Measure. Then Measure Again.

Remember that in addition to fitting well inside your room and with your other furnishings, the sofa also has to make it through your doors and hallways. Ask the retailer for instructions on how to measure properly; many online sites have detailed instructions to follow. If you mis-measure, or want a sofa that’s too big to fit through the door, all is not lost: services like Dr. Sofa and others can disassemble your purchase and reassemble it inside the room — for a price, of course.

Ask the Terms

Before you commit to purchase a sofa, remember that there’s more to consider than just price. “When a consumer buys a sofa, I think it’s a good idea for her to think about how long this product will be used in her house, by her family,” Hodnett says. “When you look at the number of years a sofa is in use, it makes sense to spend more for a piece that might last longer or serve the household better. And if an individual is ordering online, shipping charges can add significantly to the bottom line.
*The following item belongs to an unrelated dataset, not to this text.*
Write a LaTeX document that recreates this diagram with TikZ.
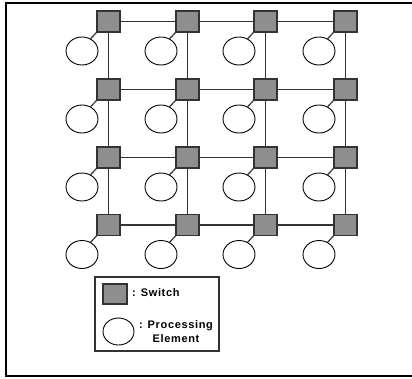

All of these factors could play a role in the purchase decision.” Be sure to ask what the shipping or delivery fee is, and whether the company provides ‘white glove’ delivery, which generally means unpacking and placing the piece in your room — not just dumping it at your front door in its original packaging. Find out the warranty terms (a one-year warranty on frame and upholstery under normal use conditions is fairly common, but terms vary) and, perhaps most importantly, the return policy. If you’re unhappy with the sofa — a strong possibility if you’ve ordered it online, sight-unseen — you may want to return it. Return policies vary widely, from three days to three months and beyond, so be sure you know the deal, as well as any return fees or restocking fees.